- Associated Press - Wednesday, February 19, 2014

COLUMBIA, S.C. (AP) - The chairman of the House budget-writing committee said Wednesday that the state will address South Carolina State University’s $13 million cash flow problem.

How - and how much - are still in question.

Ways and Means Chairman Brian White said the state has an obligation to the university’s roughly 3,400 students. SC State is South Carolina’s only public historically black university.

“We owe it to them,” White, R-Anderson, said on the House floor. “It’s really important that we give some hope and security to those kids at SC State right now, so they know they’re taken care of.”

White’s comments came after he and other budget officials received the university’s eight-page deficit recovery plan.

A $4 million deficit is expected at the end of this school year, down from an initial projection last summer of $15 million, according to the report. The school’s plans to address the remaining deficit next school year involve enrolling more students, increasing fundraising, and eliminating programs that either have very few students or don’t graduate students.

But the school is requesting help covering what it calls an immediate cash deficiency of $13 million needed to pay bills and loan payments through the end of June.

There is no timetable for a decision from the five-member Budget and Control Board, which includes White.

State and university officials were meeting Wednesday on the Orangeburg campus to discuss the next steps.

A university spokeswoman did not immediately return a message from The Associated Press.

According to the report, the financial woes stem from last summer, when the university expected about 3,000 students to enroll, rather than the 3,500 it had budgeted for, resulting in that initial deficit projection of $15 million. But then 3,400 actually enrolled for the fall, reducing the deficit to $9 million. Other actions taken since last fiscal year - including increasing tuition and fees, eliminating 90 positions and additional fundraising - further reduced the deficit to $4.4 million, which should stand at $3.9 by fiscal year’s end. The plan is for a balanced budget next school year, the report says.

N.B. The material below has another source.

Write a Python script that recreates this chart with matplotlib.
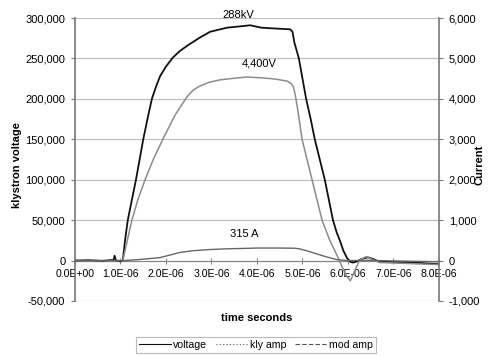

Still, it continues, the school needs help covering its $13 million “critical cash shortfall.”

“South Carolina State University is facing significant challenges that were inherited by the current administration and is on the road to recovery from its recent financial issues,” the report’s opening line reads.

Despite the university’s declining enrollment issue - down from 3,800 students in 2012-13 - its plans for financial stability rely on enrollment increases, with a projection of 3,740 students starting this fall, and yearly increases that reach 4,200 students in fall 2018.

The school needs an estimated $12 million over the next four years, through June 2019, to pay for recruitment and retention initiatives allowing it to move forward, the report says.

Later Wednesday, the Ways and Means Committee approved creating a “deficit-monitoring team” for SC State. The proposal, included in the committee’s budget plan for 2014-15, calls for the team to work with college officials to ensure SC State is financially sound by the end of the fiscal year. A report must be turned in to lawmakers no later than Dec. 15. The university would be mandated to abide by the team’s directives.